What Are My Options?
Irrespective of the size of your paychecks, your paycheck is yours, and you earned it. So are some solutions to avoid fees that can amount to $30 or $40 per month (or more). Your best option is to open a bank account to direct deposit or cash your paychecks. RAP’s Services & Benefits department can be a resource to help you find no-fee checking accounts. If you are blocked from opening a traditional bank account, you may have to choose between the lesser of two expensive evils: a check-casher or a prepaid debit card. RAP can also help you find low-fee prepaid debit cards to have your check sent to. These are also transferrable from employer to employer.
Workers unable to open a traditional bank account might also do their checking through a Community Development Credit Union (CDCU). These not-for-profit alternatives to commercial banks provide low cost checking accounts and reinvest in low-income communities. They may also provide small low interest loans.
 Other fees that have been documented include: Initiation fees, fees to “load” funds, fees to get your remaining funds, and fees for bill pay. Most companies also charge about $10 if you lose your card and need a replacement.
 The other charges can range from 50 cents for making a purchase to $2 for checking the account balance. A report by the Consumer’s Union examined the fees for common cards such as the RUSH card and the WalMart Money Card. They found a typical user could be charged between $17 and $44 per month for making just a few bill payments and balance inquiries. Prepaid Cards: Second-Tier Bank Account Substitutes, September 2010.

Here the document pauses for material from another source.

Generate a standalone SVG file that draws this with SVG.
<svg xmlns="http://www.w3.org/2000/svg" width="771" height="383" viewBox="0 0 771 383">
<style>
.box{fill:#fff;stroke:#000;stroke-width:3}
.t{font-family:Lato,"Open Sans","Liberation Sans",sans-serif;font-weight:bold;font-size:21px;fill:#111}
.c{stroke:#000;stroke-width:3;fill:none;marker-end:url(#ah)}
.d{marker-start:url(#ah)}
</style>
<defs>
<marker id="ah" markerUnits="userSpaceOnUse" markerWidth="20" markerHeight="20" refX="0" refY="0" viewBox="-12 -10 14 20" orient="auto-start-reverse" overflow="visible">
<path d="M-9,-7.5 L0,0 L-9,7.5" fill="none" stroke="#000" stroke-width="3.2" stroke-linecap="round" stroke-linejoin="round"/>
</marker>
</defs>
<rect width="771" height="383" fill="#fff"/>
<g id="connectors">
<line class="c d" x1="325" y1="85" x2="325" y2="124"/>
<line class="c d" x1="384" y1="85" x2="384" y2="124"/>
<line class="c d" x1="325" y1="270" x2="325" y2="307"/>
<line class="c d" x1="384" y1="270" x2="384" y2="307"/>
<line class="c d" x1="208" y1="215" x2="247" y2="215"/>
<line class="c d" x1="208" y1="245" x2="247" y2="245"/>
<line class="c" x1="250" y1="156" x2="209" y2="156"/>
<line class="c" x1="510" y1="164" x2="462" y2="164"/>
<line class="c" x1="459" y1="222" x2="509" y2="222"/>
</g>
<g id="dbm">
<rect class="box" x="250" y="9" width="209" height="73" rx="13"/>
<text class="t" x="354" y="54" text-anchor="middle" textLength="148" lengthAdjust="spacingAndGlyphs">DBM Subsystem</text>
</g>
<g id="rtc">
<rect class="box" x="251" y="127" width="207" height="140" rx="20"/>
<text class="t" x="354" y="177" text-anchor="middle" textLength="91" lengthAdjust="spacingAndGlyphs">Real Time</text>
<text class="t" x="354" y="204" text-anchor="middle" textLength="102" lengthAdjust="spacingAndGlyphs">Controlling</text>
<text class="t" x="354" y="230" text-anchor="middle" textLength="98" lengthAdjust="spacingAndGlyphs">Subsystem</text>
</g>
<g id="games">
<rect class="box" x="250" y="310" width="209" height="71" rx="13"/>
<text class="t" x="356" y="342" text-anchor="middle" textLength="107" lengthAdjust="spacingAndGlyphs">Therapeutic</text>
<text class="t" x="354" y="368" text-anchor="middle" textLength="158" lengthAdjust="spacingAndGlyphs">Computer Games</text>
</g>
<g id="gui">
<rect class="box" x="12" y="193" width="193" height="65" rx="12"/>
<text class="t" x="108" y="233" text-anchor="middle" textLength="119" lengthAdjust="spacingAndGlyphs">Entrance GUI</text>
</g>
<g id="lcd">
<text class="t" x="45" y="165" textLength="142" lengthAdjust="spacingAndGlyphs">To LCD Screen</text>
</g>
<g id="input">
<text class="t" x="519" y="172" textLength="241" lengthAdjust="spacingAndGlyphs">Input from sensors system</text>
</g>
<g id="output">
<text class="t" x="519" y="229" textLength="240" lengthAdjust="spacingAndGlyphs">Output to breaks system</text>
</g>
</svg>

 If you had trouble reading that, here is the same text in human-sized print….. Here is some text from a card used by a national retailer: “FEES: You agree to pay all fees set forth in the Fee Schedule provided to you with the Supplement (the “Fees”) and you authorize us to collect the Fees by deducting the Fees from the balance on your XXXXXXX Prepaid Services Card. The Fee Schedule is incorporated into and made part of this agreement. We may from time to time amend the Fee Schedule to as set forth in the section of this Agreement entitled “Changes to this Agreement.”